Politics Magazine

Empire State

Posted on the 19 October 2014 by Steveawiggins @stawiggins

Hegemony is a funny word. In studies of antiquity it is commonly found since it denotes the “Leadership or dominance, especially by one country or social group over others,” according to the Oxford English Dictionary. Today it has a vaguely imperialist taint, although it doesn’t necessarily require that one nation actually pillage another’s wealth or resources. The idea that people are, and should be, free is pretty much assumed in developed nations. Or so at least our rhetoric dictates. The word hegemony came to mind, however, as I saw an interview with a corporate leader. He was discussing how his company had budgeted for technology development on an increasing scale, to catch up with current developments, and then leveled the tech expenses off after that so that the business could move into its prime objectives. The reality was vastly different, however. Each year’s budget saw increasing technology costs and it shows no signs of slowing down. Every industry, it seems, will have to keep devoting larger and larger shares of its budget to technology. Hegemony.

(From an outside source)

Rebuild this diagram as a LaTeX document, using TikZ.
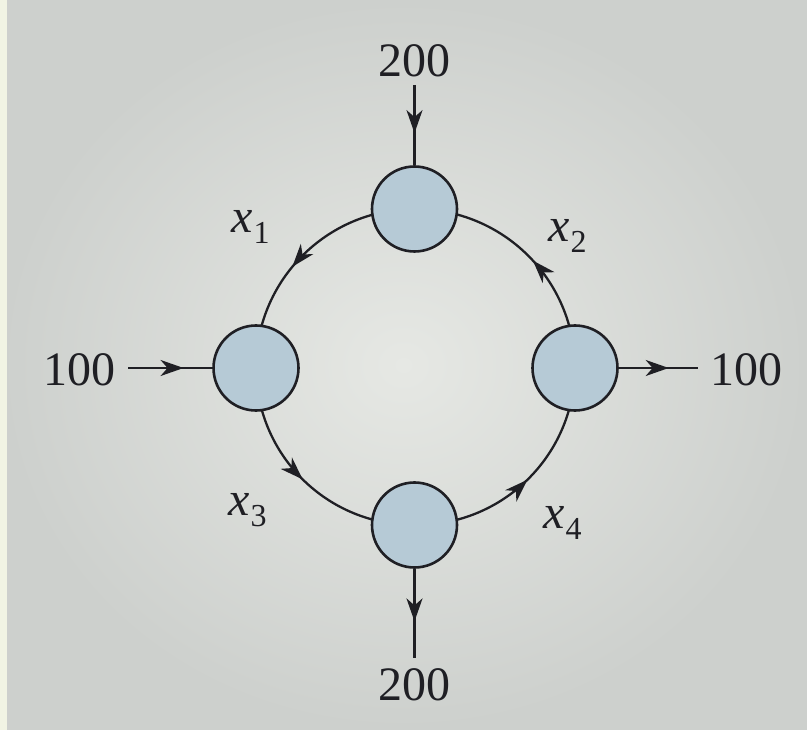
\documentclass[tikz,border=0pt]{standalone}
\usepackage{fontspec}
\setmainfont{Liberation Serif}
\usetikzlibrary{arrows.meta,decorations.markings}
\definecolor{pagegray}{HTML}{E6E8E4}
\definecolor{pageedge}{HTML}{CDD0CD}
\definecolor{stripgreen}{HTML}{F1F4E4}
\definecolor{nodefill}{HTML}{B6CAD6}
\definecolor{ink}{HTML}{1F1F24}
\pgfdeclarelayer{bg}
\pgfdeclarelayer{edges}
\pgfsetlayers{bg,edges,main}
\tikzset{
  junction/.style={circle, draw=ink, fill=nodefill, line width=2.6pt, minimum size=85pt, inner sep=0pt},
  flow/.style={draw=ink, line width=2.3pt},
  tipat/.style={postaction={decorate}, decoration={markings, mark=at position #1 with {\arrow{Stealth[length=23pt,width=16pt,inset=7pt]}}}},
  bigtext/.style={font=\fontsize{48}{56}\selectfont, text=ink, inner sep=0pt},
}
\newcommand{\xsub}[1]{\textit{x}\kern1pt\raisebox{-11pt}{\fontsize{32}{32}\selectfont #1}}
\begin{document}
\begin{tikzpicture}[x=1pt,y=1pt]
\useasboundingbox (0,0) rectangle (807,-730);
\begin{pgfonlayer}{bg}
  \shade[inner color=pagegray, outer color=pageedge] (0,0) rectangle (807,-730);
  \fill[stripgreen] (0,0) rectangle (7,-730);
\end{pgfonlayer}
% junction nodes
\node[junction] (top) at (414.5,-209) {};
\node[junction] (left) at (256,-368) {};
\node[junction] (right) at (575,-368) {};
\node[junction] (bot) at (414.5,-525) {};
% free ends
\coordinate (topin) at (414.5,-85);
\coordinate (leftin) at (128,-368);
\coordinate (rightout) at (698,-368);
\coordinate (botout) at (414.5,-658);
% straight flows
\draw[flow, tipat=0.60] (topin) -- (top);
\draw[flow, tipat=0.66] (leftin) -- (left);
\draw[flow, tipat=0.63] (right) -- (rightout);
\draw[flow, tipat=0.59] (bot) -- (botout);
% arcs
\begin{pgfonlayer}{edges}
  \draw[flow, tipat=0.56] (top.center) to[bend right=45] (left.center);
  \draw[flow, tipat=0.47] (right.center) to[bend right=45] (top.center);
  \draw[flow, tipat=0.50] (left.center) to[bend right=45] (bot.center);
  \draw[flow, tipat=0.50] (bot.center) to[bend right=45] (right.center);
\end{pgfonlayer}
% labels
\node[bigtext, anchor=base] (l200t) at (414.5,-77) {200};
\node[bigtext, anchor=base] (l200b) at (414.5,-700) {200};
\node[bigtext, anchor=base] (l100l) at (79,-386) {100};
\node[bigtext, anchor=base] (l100r) at (746,-386) {100};
\node[bigtext, anchor=base west] (lx1) at (231,-233) {\xsub{1}};
\node[bigtext, anchor=base west] (lx2) at (548,-242) {\xsub{2}};
\node[bigtext, anchor=base west] (lx3) at (228,-515) {\xsub{3}};
\node[bigtext, anchor=base west] (lx4) at (543,-528) {\xsub{4}};
\end{tikzpicture}
\end{document}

It’s not that any one company is solely responsible for our obeisance to technology, so this hegemony has no head. It is the idea of progress gone wild. Last year as I set out for the American Academy of Religion and Society of Biblical Literature annual meeting, a notice popped up on my laptop that a software upgrade was available. Since I file that I required was no longer accessible unless I updated, I clicked through all the agreements and provisos that I can’t understand and began the upgrade. Download and installation time measured in hours rather than minutes and I soon had to interrupt the process to get to the conference. This had consequences that nearly led me to becoming utterly lost in a part of Baltimore I’d been warned to avoid. The gods of technology demand their due. Now, less than a year later, I can’t access certain files unless I upgrade again.

Don’t get me wrong—I’m not a complete Luddite. I enjoy the instant gratification of finding information in seconds through a web search, but I’m not always sure that I can believe what I read. Technology means photos can be manipulated, sounds can be fabricated, facts can be created, all with no basis in reality. I used to have students ask me if such-and-such a fact they’d read online was true. Facts, it appears, are now negotiable. Nobody’s really in charge, it seems. Instead we are lead by the vague idea of progress, a new god with technology as its prophet. Even now I know people who think they never use computers but they drive without realizing their car is full of them, and turn on the television not realizing that the tech is no longer chip-free. Meanwhile those in the technology industry seem to have plenty of extra cash around, while those of us in the humanities ponder whether the ancient hegemonies have really changed at all. Let me look that up on the internet, once this upgrade is through.